While the North Carolina Constitution was radically changed after the end of Reconstruction and during the Jim Crow era to restore some legislative power over the courts, judicial elections remained.

Professor Jed Shugerman's history of judicial elections, "The People's Courts," discussed how a few Southern states moved from judicial elections to merit selection in response to black voters regaining some power from 1950 to the early 1970s. Birmingham, Alabama, became the second jurisdiction in the U.S. to adopt merit selection in 1950, following the state of Missouri. Shugerman explains how racist Democratic politicians had implemented new restrictions on voting, and Birmingham's "white establishment worried that judicial scrutiny might jeopardize all of their voting restrictions against both black voters and poor whites."

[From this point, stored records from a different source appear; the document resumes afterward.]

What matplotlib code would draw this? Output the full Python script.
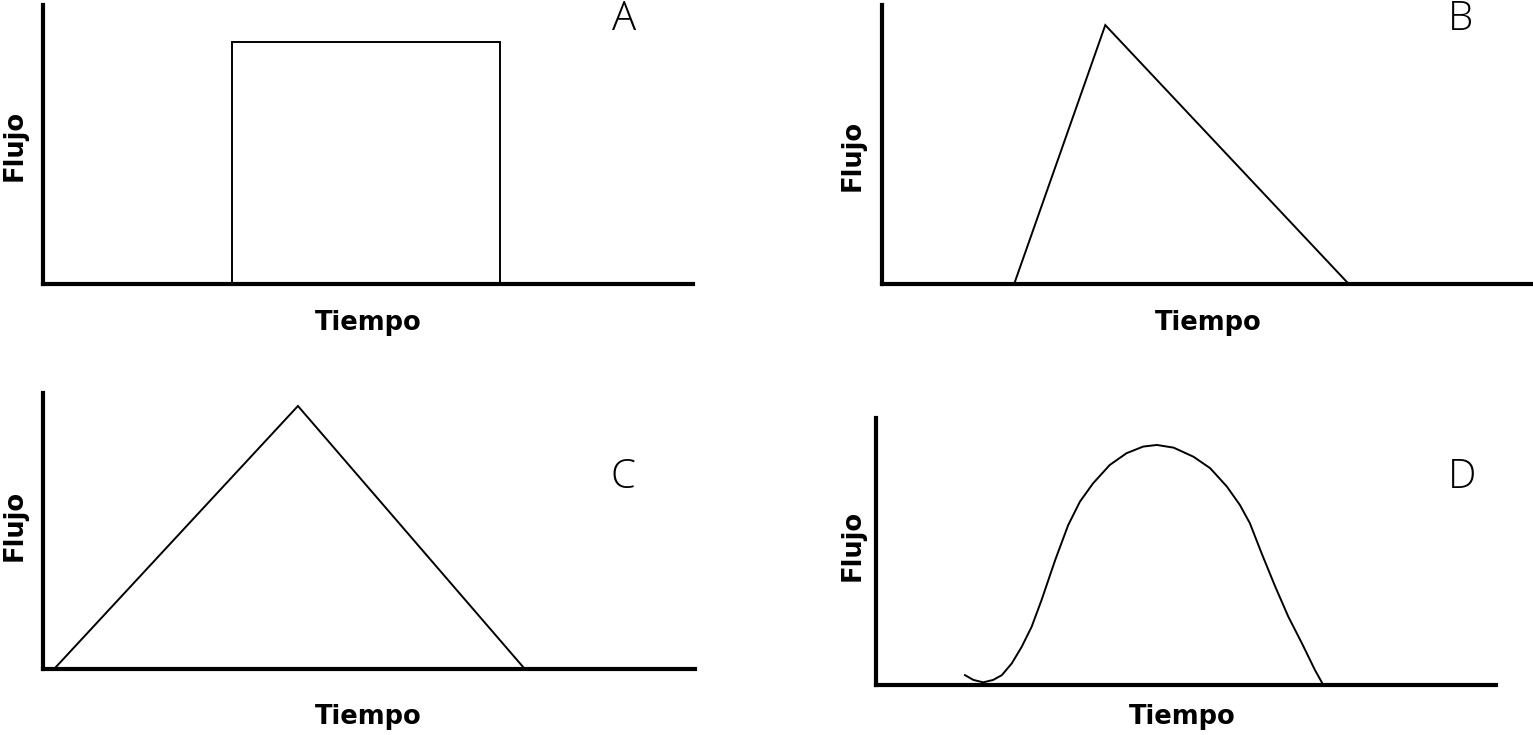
import matplotlib
matplotlib.use("Agg")
import matplotlib.pyplot as plt

# ---- data (time and flow in 0-100 relative units) ----
a_time = [0, 29, 29, 70.3, 70.3, 100]
a_flow = [0, 0, 86.7, 86.7, 0, 0]

b_time = [20.3, 34.3, 71.7]
b_flow = [0, 92.8, 0]

c_time = [1.7, 39.1, 73.9]
c_flow = [0, 95.3, 0]

d_time = [14.35, 15.7, 17.3, 18.9, 20.3, 21.9, 23.5, 25.1, 26.7, 28.9, 31.0,
          32.9, 35.0, 37.7, 40.4, 43.1, 45.3, 48.0, 51.2, 53.9, 56.6, 58.7,
          60.3, 62.2, 64.4, 66.5, 68.7, 70.8, 72.0]
d_flow = [3.7, 1.9, 1.0, 1.9, 3.7, 8.1, 14.3, 21.8, 31.8, 46.8, 59.9,
          68.7, 75.5, 82.4, 86.8, 89.3, 89.9, 88.9, 85.5, 81.2, 74.3, 67.4,
          60.6, 49.3, 36.8, 25.6, 15.6, 5.6, 0.6]

panel_letters = ["A", "B", "C", "D"]
x_label = "Tiempo"
y_label = "Flujo"

W, H = 1533, 735
fig = plt.figure(figsize=(W / 100, H / 100), dpi=100)


def px_axes(left, top, right, bottom):
    return fig.add_axes([left / W, 1 - bottom / H, (right - left) / W, (bottom - top) / H])


def style(ax):
    ax.set_xlim(0, 100)
    ax.set_ylim(0, 100)
    for s in ["top", "right"]:
        ax.spines[s].set_visible(False)
    for s in ["left", "bottom"]:
        ax.spines[s].set_linewidth(3.0)
        ax.spines[s].set_color("black")
    ax.set_xticks([])
    ax.set_yticks([])
    ax.patch.set_alpha(0)


axA = px_axes(43, 5, 693, 284)
axB = px_axes(882, 5, 1533, 284)
axC = px_axes(43, 393, 695, 669)
axD = px_axes(876, 418, 1496, 685)

lw = 1.4
axA.plot(a_time, a_flow, color="black", lw=lw, solid_joinstyle="miter", clip_on=False)
axB.plot(b_time, b_flow, color="black", lw=lw, solid_joinstyle="miter", clip_on=False)
axC.plot(c_time, c_flow, color="black", lw=lw, solid_joinstyle="miter", clip_on=False)
axD.plot(d_time, d_flow, color="black", lw=lw, solid_joinstyle="round", clip_on=False)

for ax in (axA, axB, axC, axD):
    style(ax)


def ftext(x, y, s, **kw):
    fig.text(x / W, 1 - y / H, s, ha="center", va="center", **kw)


lab_kw = dict(fontsize=18.5, fontweight="bold", family="DejaVu Sans", color="black")
for (x, y) in [(368, 323), (1208, 323), (368, 717), (1182, 717)]:
    ftext(x, y, x_label, **lab_kw)
for (x, y) in [(15, 145), (853, 155), (15, 525), (853, 545)]:
    ftext(x, y, y_label, rotation=90, **lab_kw)

let_kw = dict(fontsize=29, fontweight="light", family="Open Sans", color="black")
for s, (x, y) in zip(panel_letters, [(624, 19), (1460, 19), (623, 477), (1462, 477)]):
    ftext(x, y, s, **let_kw)

fig.savefig("out.png", dpi=100, facecolor="white")
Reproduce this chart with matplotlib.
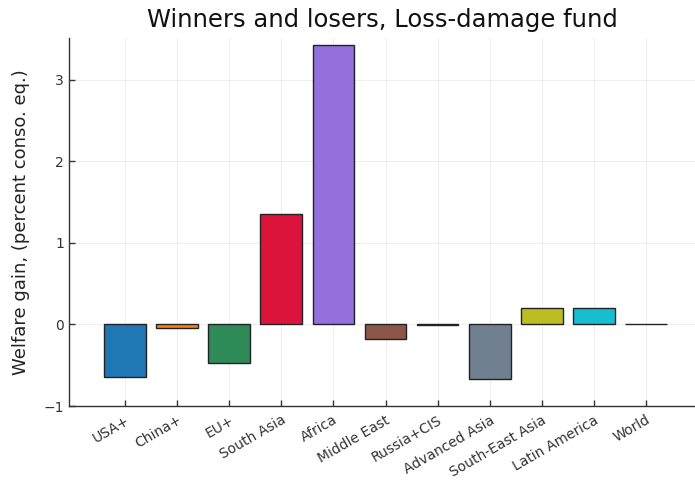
import matplotlib
matplotlib.use("Agg")
import matplotlib.pyplot as plt

regions = ["USA+", "China+", "EU+", "South Asia", "Africa", "Middle East",
           "Russia+CIS", "Advanced Asia", "South-East Asia", "Latin America", "World"]
welfare_gain = [-0.65, -0.05, -0.47, 1.35, 3.43, -0.18, -0.005, -0.67, 0.205, 0.20, 0.01]
bar_colors = ["#1f77b4", "#ff7f0e", "#2e8b57", "#dc143c", "#9370db", "#8c564b",
              "#666666", "#708090", "#bcbd22", "#17becf", "#555555"]
yticks = [-1, 0, 1, 2, 3]

fig = plt.figure(figsize=(6.95, 4.8), dpi=100)
ax = fig.add_axes([69/695, 1-406/480, (695-69)/695, (406-38)/480])

x = list(range(len(regions)))
ax.bar(x, welfare_gain, width=0.8, color=bar_colors, edgecolor="#222222", linewidth=1.0, zorder=3)

ax.set_xlim(-1.075, 10.94)
ax.set_ylim(-1, 3.51)
ax.set_xticks(x)
ax.set_xticklabels(regions, rotation=30, ha="right", rotation_mode="anchor", fontsize=10, color="#333333")
ax.set_yticks(yticks)
ax.set_yticklabels(["\u22121", "0", "1", "2", "3"], fontsize=10, color="#333333")
ax.tick_params(direction="in", length=4, color="#333333", width=1)
ax.tick_params(axis="x", pad=5)
ax.grid(True, color="#000000", alpha=0.08, linewidth=0.6, zorder=0)
for s in ["top", "right"]:
    ax.spines[s].set_visible(False)
for s in ["left", "bottom"]:
    ax.spines[s].set_color("#333333")
    ax.spines[s].set_linewidth(1.0)

ax.set_ylabel("Welfare gain, (percent conso. eq.)", fontsize=13, color="#222222", labelpad=10)
ax.set_title("Winners and losers, Loss-damage fund", fontsize=17.5, color="#111111", pad=8)

fig.savefig("out.png", dpi=100)
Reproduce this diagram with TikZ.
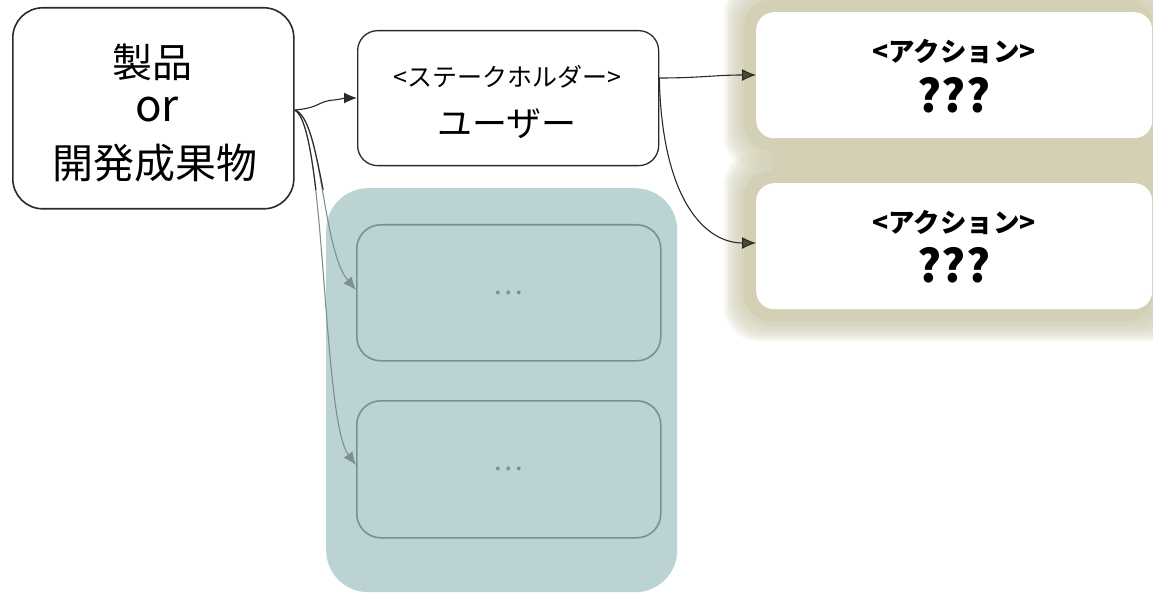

Shugerman also notes that in the early 1970s, when Tennessee and Florida became the only Southern states to use merit selection to choose their supreme courts, both states had seen "the most progress in registering black voters." White southerners' interest in judicial appointments over elections, he concluded, was revived by the Voting Rights Act of 1965 and Supreme Court rulings to protect civil rights.

Some North Carolina legislators have also discussed amending the state constitution to add a voter ID requirement, which research has shown disproportionately lowers non-white voter turnout. Though a voter ID amendment would not override federal voting rights protections, it could tie the hands of state courts in addressing any discriminatory voter ID laws.

Amending the North Carolina Constitution first requires state lawmakers to approve the proposed amendment by a 60 percent margin and then approval from a majority of the voters. At a recent hearing, Republican state Rep. John Blust acknowledged that passing a legislative selection referendum would be an uphill battle. No state has approved a constitutional amendment giving up the right to elect judges since the 1980s.